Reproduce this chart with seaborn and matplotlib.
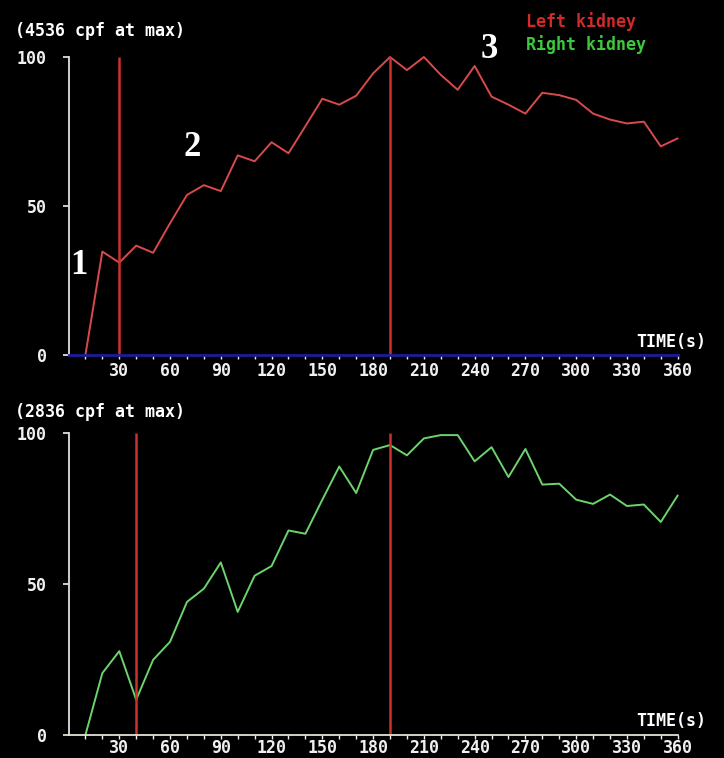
import matplotlib
matplotlib.use("Agg")
import matplotlib.pyplot as plt
import seaborn as sns
import pandas as pd

# renogram data, % of max counts every 10 s
time_s = [10, 20, 30, 40, 50, 60, 70, 80, 90, 100, 110, 120,
          130, 140, 150, 160, 170, 180, 190, 200, 210, 220, 230, 240,
          250, 260, 270, 280, 290, 300, 310, 320, 330, 340, 350, 360]
left_kidney = [0, 34.7, 31, 36.7, 34.3, 44.2, 53.7, 57, 55, 67, 65, 71.4,
               67.7, 76.8, 86, 84, 87, 94.5, 100, 95.6, 100, 94, 89, 97,
               86.7, 84, 81, 88, 87.2, 85.6, 81, 79, 77.7, 78.3, 70, 72.7]
right_kidney = [0, 20.5, 27.8, 11.7, 24.9, 30.9, 44.1, 48.5, 57.2, 40.8, 52.8, 56,
                67.8, 66.7, 78, 89, 80.2, 94.5, 96.1, 92.7, 98.3, 99.4, 99.4, 90.7,
                95.4, 85.5, 94.8, 83, 83.3, 78, 76.6, 79.7, 75.9, 76.4, 70.6, 79.4]
left_markers = [30, 190]
right_markers = [40, 190]
left_max = "(4536 cpf at max)"
right_max = "(2836 cpf at max)"
y_ticks = [0, 50, 100]
x_labels = [30, 60, 90, 120, 150, 180, 210, 240, 270, 300, 330, 360]

df = pd.DataFrame({"time": time_s, "left": left_kidney, "right": right_kidney})

sns.set_style("dark", rc={"axes.facecolor": "black", "figure.facecolor": "black"})
plt.rcParams['font.family'] = ['DejaVu Sans Mono']

W, H = 724, 758
fig = plt.figure(figsize=(W / 100, H / 100), dpi=100, facecolor="black")


def px(x, y):
    return x / W, 1 - y / H


mono = dict(family="DejaVu Sans Mono", weight="bold", fontsize=12)


def setup(ax, axis_col, axis_lw, xpad):
    ax.set_facecolor("black")
    ax.set_xlim(0, 360)
    ax.set_ylim(0, 100)
    for s in ["top", "right"]:
        ax.spines[s].set_visible(False)
    ax.spines["left"].set_color("#e0e0e0")
    ax.spines["left"].set_linewidth(1.3)
    ax.spines["bottom"].set_color(axis_col)
    ax.spines["bottom"].set_linewidth(axis_lw)
    ax.set_yticks(y_ticks)
    ax.set_yticklabels([str(v) for v in y_ticks], **mono)
    ax.set_xticks(time_s)
    ax.set_xticklabels([str(t) if t in x_labels else "" for t in time_s], **mono)
    ax.tick_params(axis="y", direction="out", length=4.5, width=1.2,
                   colors="#f0f0f0", pad=11, left=True)
    ax.tick_params(axis="x", direction="out", length=3.2, width=1.0,
                   colors="#f0f0f0", pad=xpad, bottom=True)
    ax.grid(False)


# top panel: left kidney
ax1 = fig.add_axes([68.5 / W, 1 - 355 / H, 609.2 / W, 298 / H])
setup(ax1, "#1c1c9c", 2, 2)
sns.lineplot(data=df, x="time", y="left", ax=ax1, color="#d94a4a", lw=1.4, clip_on=False)
ax1.vlines(left_markers, 0, 100, color="#cc3030", lw=1.8, clip_on=False)

# bottom panel: right kidney
ax2 = fig.add_axes([68.5 / W, 1 - 735 / H, 609.2 / W, 301.7 / H])
setup(ax2, "#e4e4d4", 1.3, 0)
sns.lineplot(data=df, x="time", y="right", ax=ax2, color="#6cd46c", lw=1.4, clip_on=False)
ax2.vlines(right_markers, 0, 100, color="#cc3030", lw=1.8, clip_on=False)
for ax in (ax1, ax2):
    ax.set_xlabel("")
    ax.set_ylabel("")

# header texts
fig.text(*px(15, 31), left_max, color="white", va="center", ha="left", **mono)
fig.text(*px(15, 412), right_max, color="white", va="center", ha="left", **mono)
fig.text(*px(706, 342), "TIME(s)", color="white", va="center", ha="right", **mono)
fig.text(*px(706, 721), "TIME(s)", color="white", va="center", ha="right", **mono)
fig.text(*px(526, 22), "Left kidney", color="#d02a2a", va="center", ha="left", **mono)
fig.text(*px(526, 45), "Right kidney", color="#3cc83c", va="center", ha="left", **mono)

# phase numbers
serif = dict(family="Liberation Serif", weight="bold", fontsize=25, color="white",
             ha="center", va="center")
fig.text(*px(79, 265), "1", **serif)
fig.text(*px(192, 148), "2", **serif)
fig.text(*px(489, 49), "3", **serif)

fig.savefig("out.png", dpi=100, facecolor="black")
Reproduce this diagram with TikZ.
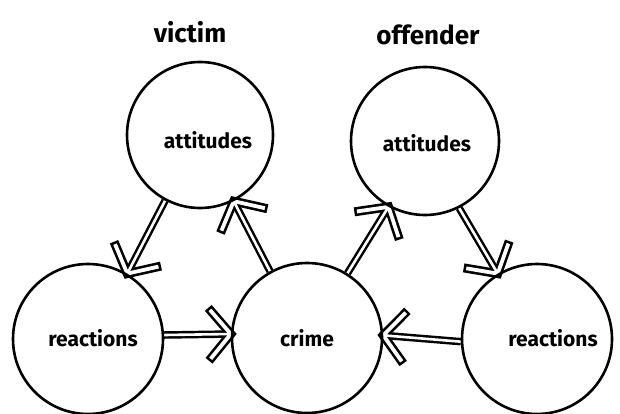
\documentclass[tikz,border=0pt]{standalone}
\usepackage{fontspec}
\setmainfont{Fira Sans}
\usetikzlibrary{calc}

% hollow hand-style arrow: double-line shaft with an outlined chevron head
\newcommand{\hwarrow}[2]{%
  \draw[shaftout] (#1) -- (#2);
  \draw[headout] ($(#2)!\armlen!\armang:(#1)$) -- (#2) -- ($(#2)!\armlen!-\armang:(#1)$);
  \draw[shaftin] (#1) -- (#2);
  \draw[headin] ($(#2)!\armlen!\armang:(#1)$) -- (#2) -- ($(#2)!\armlen!-\armang:(#1)$);
}
\newcommand{\armlen}{30pt}
\newcommand{\armang}{50}

\tikzset{
  bubble/.style={draw, circle, line width=2.6pt, minimum size=#1, inner sep=0pt},
  lbl/.style={font=\bfseries\fontsize{21}{24}\selectfont, inner sep=0pt},
  title/.style={font=\bfseries\fontsize{26}{28}\selectfont, inner sep=0pt},
  shaftout/.style={line width=7.5pt, line cap=butt},
  shaftin/.style={white, line width=2.6pt, line cap=butt},
  headout/.style={line width=9pt, line cap=rect, line join=miter},
  headin/.style={white, line width=3.8pt, line cap=rect, line join=miter},
}

\begin{document}
\begin{tikzpicture}[x=1pt, y=-1pt]
  \useasboundingbox (0,0) rectangle (620,414);

  % circle positions (outlines drawn after the arrows so they stay unbroken)
  \path (200,135) node[bubble=146pt, draw=none] (va) {}
        (425,141) node[bubble=148pt, draw=none] (oa) {}
        (88,339)  node[bubble=150pt, draw=none] (lr) {}
        (307,338) node[bubble=150pt, draw=none] (cr) {}
        (537,339) node[bubble=150pt, draw=none] (rr) {};

  % connectors
  \hwarrow{va.242}{lr.59}
  \hwarrow{cr.119}{va.297}
  \hwarrow{cr.58}{oa.241}
  \hwarrow{oa.297}{rr.121}
  \hwarrow{lr.3}{cr.177}
  \hwarrow{rr.182}{cr.2}

  % circle outlines
  \node[bubble=146pt] (vac) at (va) {};
  \node[bubble=148pt] (oac) at (oa) {};
  \node[bubble=150pt] (lrc) at (lr) {};
  \node[bubble=150pt] (crc) at (cr) {};
  \node[bubble=150pt] (rrc) at (rr) {};

  % texts
  \node[lbl] (tva) at (208,140) {attitudes};
  \node[lbl] (toa) at (427,143) {attitudes};
  \node[lbl] (tlr) at (93,338)  {reactions};
  \node[lbl] (tcr) at (307,338) {crime};
  \node[lbl] (trr) at (553,338) {reactions};
  \node[title] (victim)   at (190,32) {victim};
  \node[title] (offender) at (428,35) {offender};
\end{tikzpicture}
\end{document}
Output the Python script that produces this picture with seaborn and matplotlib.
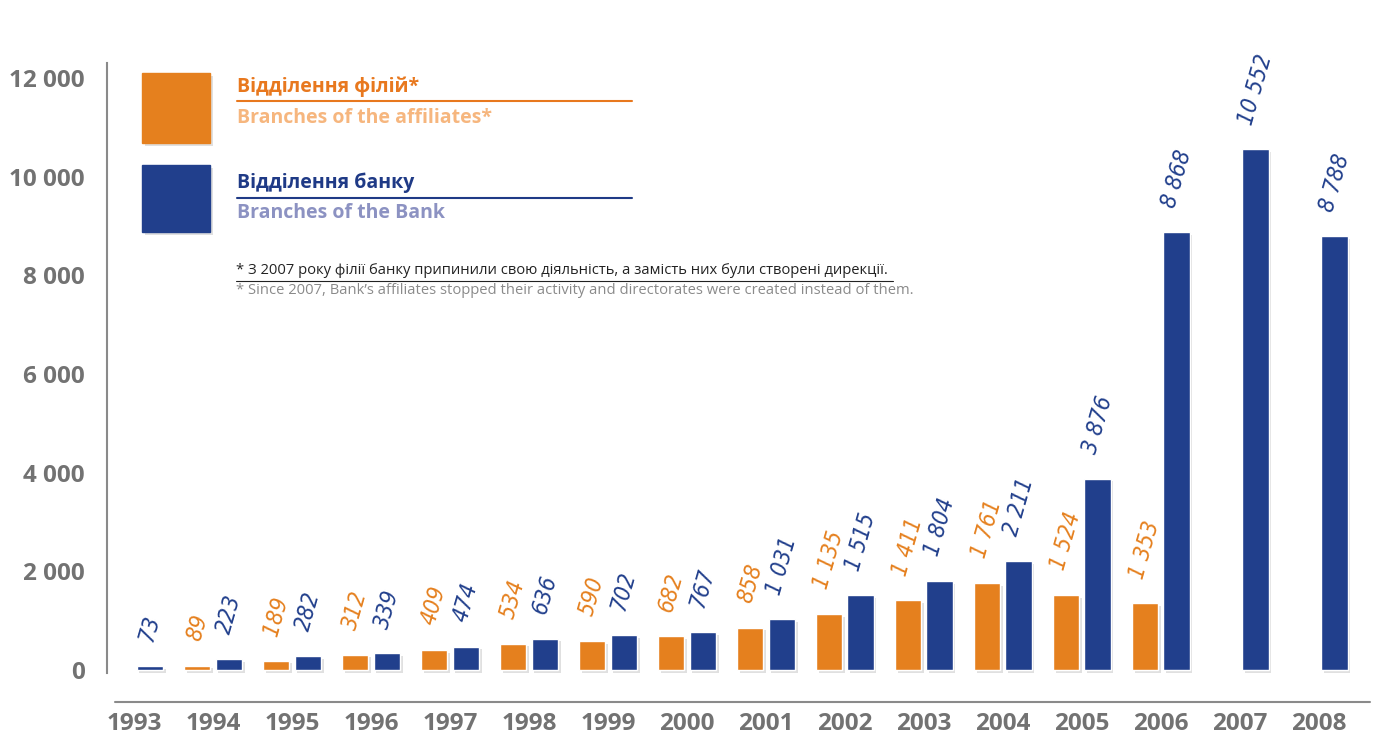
import matplotlib
matplotlib.use("Agg")
import matplotlib.pyplot as plt
from matplotlib.lines import Line2D
from matplotlib.patches import Rectangle
import matplotlib.patheffects as pe
import numpy as np
import pandas as pd
import seaborn as sns

# ---- data -------------------------------------------------------------
years = [str(y) for y in range(1993, 2009)]
affiliates = [np.nan, 89, 189, 312, 409, 534, 590, 682, 858, 1135, 1411, 1761, 1524, 1353, np.nan, np.nan]
bank = [73, 223, 282, 339, 474, 636, 702, 767, 1031, 1515, 1804, 2211, 3876, 8868, 10552, 8788]
series_names = ["Відділення філій", "Відділення банку"]
y_ticks = [0, 2000, 4000, 6000, 8000, 10000, 12000]

ORANGE = "#E5801E"
BLUE = "#213F8C"
GRAY = "#727272"

sns.set_style("white")
plt.rcParams["font.family"] = ["Open Sans", "DejaVu Sans"]

df = pd.DataFrame({
    "year": years * 2,
    "value": affiliates + bank,
    "series": [series_names[0]] * len(years) + [series_names[1]] * len(years),
}).dropna()

W, H = 1376, 736
fig = plt.figure(figsize=(W / 100, H / 100), dpi=100)


def fx(px):
    return px / W


def fy(py):
    return 1 - py / H


ax = fig.add_axes([fx(107), fy(673), (1370 - 107) / W, (673 - 63) / H])

sns.barplot(
    data=df, x="year", y="value", hue="series", order=years,
    hue_order=series_names, palette=[ORANGE, BLUE],
    width=0.8, gap=0.17, dodge=True, legend=False, ax=ax,
    saturation=1, errorbar=None,
)

shadow = [pe.SimplePatchShadow(offset=(2, -2), shadow_rgbFace="#999999", alpha=0.3), pe.Normal()]
for patch in ax.patches:
    patch.set_path_effects(shadow)

ax.set_xlim(-0.342, 15.65)
ax.set_ylim(-61, 12300)


def fmt_num(v):
    return f"{v:,.0f}".replace(",", " ")


ax.set_yticks(y_ticks)
ax.set_yticklabels([fmt_num(v) for v in y_ticks])
ax.tick_params(axis="y", length=0, pad=16, labelsize=17.5, labelcolor=GRAY)
ax.tick_params(axis="x", length=0, pad=28, labelsize=17.5, labelcolor=GRAY)
for lab in ax.get_xticklabels() + ax.get_yticklabels():
    lab.set_fontweight("bold")
ax.set_xlabel("")
ax.set_ylabel("")

for side in ["top", "right", "bottom"]:
    ax.spines[side].set_visible(False)
ax.spines["left"].set_color("#8a8a8a")
ax.spines["left"].set_linewidth(1.5)

# value labels above every bar
for cont, col in zip(ax.containers, [ORANGE, BLUE]):
    ax.bar_label(
        cont, fmt=fmt_num, rotation=74, padding=16, color=col,
        fontsize=16.5, family="DejaVu Sans", style="oblique", stretch="condensed",
    )

# baseline under the chart
fig.add_artist(Line2D([fx(115), fx(1370)], [fy(702), fy(702)], color="#8a8a8a", lw=1.5))

# ---- legend -----------------------------------------------------------
for top, h, col in [(73, 70, ORANGE), (165, 67, BLUE)]:
    sw = Rectangle((fx(142), fy(top + h)), 68 / W, h / H, color=col, transform=fig.transFigure)
    sw.set_path_effects(shadow)
    fig.add_artist(sw)

fig.text(fx(237), fy(87), "Відділення філій*", color="#E8781E", fontsize=14,
         fontweight="bold", va="center", ha="left")
fig.add_artist(Line2D([fx(237), fx(632)], [fy(101), fy(101)], color="#E8781E", lw=1.5))
fig.text(fx(237), fy(118), "Branches of the affiliates*", color="#F6B67E", fontsize=14,
         fontweight="bold", va="center", ha="left")

fig.text(fx(237), fy(183), "Відділення банку", color="#1F3A86", fontsize=14,
         fontweight="bold", va="center", ha="left")
fig.add_artist(Line2D([fx(237), fx(632)], [fy(198), fy(198)], color="#1F3A86", lw=1.5))
fig.text(fx(237), fy(213), "Branches of the Bank", color="#8C92C2", fontsize=14,
         fontweight="bold", va="center", ha="left")

# footnote
fig.text(fx(236), fy(271), "* З 2007 року філії банку припинили свою діяльність, а замість них були створені дирекції.",
         color="#222222", fontsize=10.6, va="center", ha="left")
fig.add_artist(Line2D([fx(236), fx(893)], [fy(281), fy(281)], color="#222222", lw=0.8))
fig.text(fx(236), fy(291), "* Since 2007, Bank’s affiliates stopped their activity and directorates were created instead of them.",
         color="#8a8a8a", fontsize=10.6, va="center", ha="left")

fig.savefig("out.png", dpi=100, facecolor="white")
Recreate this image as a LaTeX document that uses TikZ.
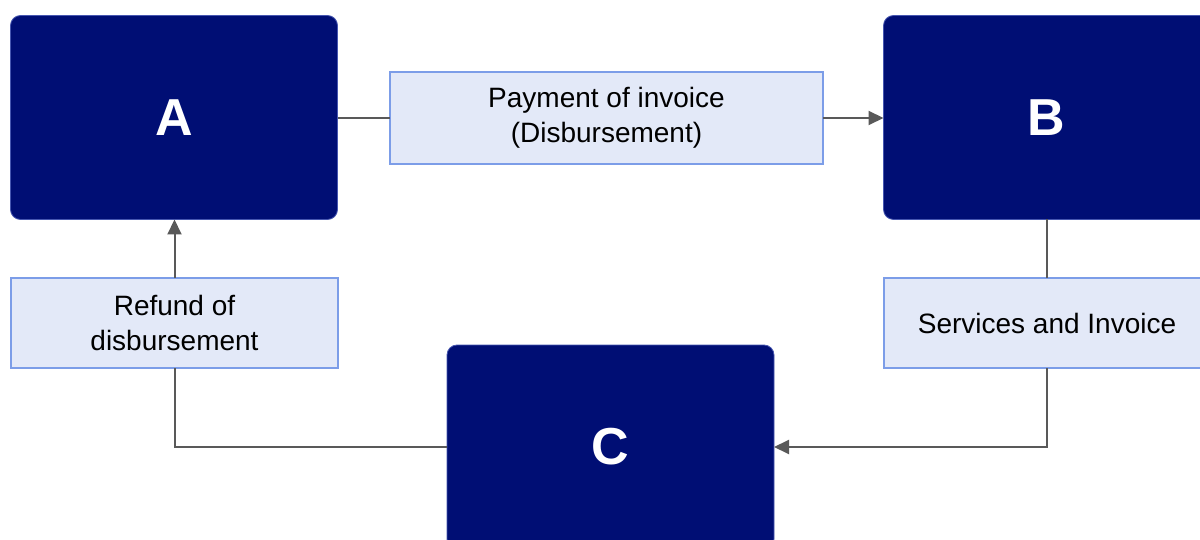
\documentclass[tikz,border=0pt]{standalone}
\usepackage{fontspec}
\setmainfont{Liberation Sans}
\usetikzlibrary{arrows.meta}
\definecolor{navy}{HTML}{000E74}
\definecolor{navyedge}{HTML}{4656B0}
\definecolor{lightfill}{HTML}{E3E9F8}
\definecolor{lightedge}{HTML}{7C9DE8}
\definecolor{linegray}{HTML}{595959}
\begin{document}
\begin{tikzpicture}[x=1pt,y=-1pt,
  party/.style={rectangle, rounded corners=10pt, fill=navy, draw=navyedge, line width=0.8pt,
    text=white, font=\bfseries\fontsize{52}{62}\selectfont, inner sep=0pt, outer sep=0pt,
    minimum width=327pt, minimum height=204pt},
  flowlabel/.style={rectangle, fill=lightfill, draw=lightedge, line width=1.2pt,
    font=\fontsize{28}{34.5}\selectfont, align=center, inner sep=0pt, outer sep=0pt},
  conn/.style={draw=linegray, line width=2pt},
  arr/.style={conn, -{Triangle[length=15pt,width=14pt]}}]
\useasboundingbox (0,0) rectangle (1200,540);
\fill[white] (0,0) rectangle (1200,540);
\node[party] (A) at (174,117.5) {A};
\node[party, minimum width=326pt] (B) at (1046.5,117.5) {B};
\node[party] (C) at (610.5,447) {C};
\node[flowlabel, minimum width=433pt, minimum height=92pt] (pay) at (606.5,118) {Payment of invoice\\(Disbursement)};
\node[flowlabel, minimum width=327pt, minimum height=90pt] (ref) at (174.5,323) {Refund of\\disbursement};
\node[flowlabel, minimum width=326pt, minimum height=90pt] (svc) at (1047,323) {Services and Invoice};
\draw[conn] (pay.west) -- (pay.west -| A.east);
\draw[arr] (pay.east) -- (pay.east -| B.west);
\draw[conn] (svc.north) -- (svc.north |- B.south);
\draw[arr] (svc.south) |- (C.east);
\draw[conn] (C.west) -| (ref.south);
\draw[arr] (ref.north) -- (ref.north |- A.south);
\end{tikzpicture}
\end{document}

§ DESCRIPTION OF THE TASK: From the first line above down to the line with "return x / W, 1 - y / H", reproduce every line and no others, omitting pictures.

§ RESPONSE TO THIS EXERCISE:
Reproduce this chart with seaborn and matplotlib.
import matplotlib
matplotlib.use("Agg")
import matplotlib.pyplot as plt
import seaborn as sns
import pandas as pd

# renogram data, % of max counts every 10 s
time_s = [10, 20, 30, 40, 50, 60, 70, 80, 90, 100, 110, 120,
          130, 140, 150, 160, 170, 180, 190, 200, 210, 220, 230, 240,
          250, 260, 270, 280, 290, 300, 310, 320, 330, 340, 350, 360]
left_kidney = [0, 34.7, 31, 36.7, 34.3, 44.2, 53.7, 57, 55, 67, 65, 71.4,
               67.7, 76.8, 86, 84, 87, 94.5, 100, 95.6, 100, 94, 89, 97,
               86.7, 84, 81, 88, 87.2, 85.6, 81, 79, 77.7, 78.3, 70, 72.7]
right_kidney = [0, 20.5, 27.8, 11.7, 24.9, 30.9, 44.1, 48.5, 57.2, 40.8, 52.8, 56,
                67.8, 66.7, 78, 89, 80.2, 94.5, 96.1, 92.7, 98.3, 99.4, 99.4, 90.7,
                95.4, 85.5, 94.8, 83, 83.3, 78, 76.6, 79.7, 75.9, 76.4, 70.6, 79.4]
left_markers = [30, 190]
right_markers = [40, 190]
left_max = "(4536 cpf at max)"
right_max = "(2836 cpf at max)"
y_ticks = [0, 50, 100]
x_labels = [30, 60, 90, 120, 150, 180, 210, 240, 270, 300, 330, 360]

df = pd.DataFrame({"time": time_s, "left": left_kidney, "right": right_kidney})

sns.set_style("dark", rc={"axes.facecolor": "black", "figure.facecolor": "black"})
plt.rcParams['font.family'] = ['DejaVu Sans Mono']

W, H = 724, 758
fig = plt.figure(figsize=(W / 100, H / 100), dpi=100, facecolor="black")


def px(x, y):
    return x / W, 1 - y / H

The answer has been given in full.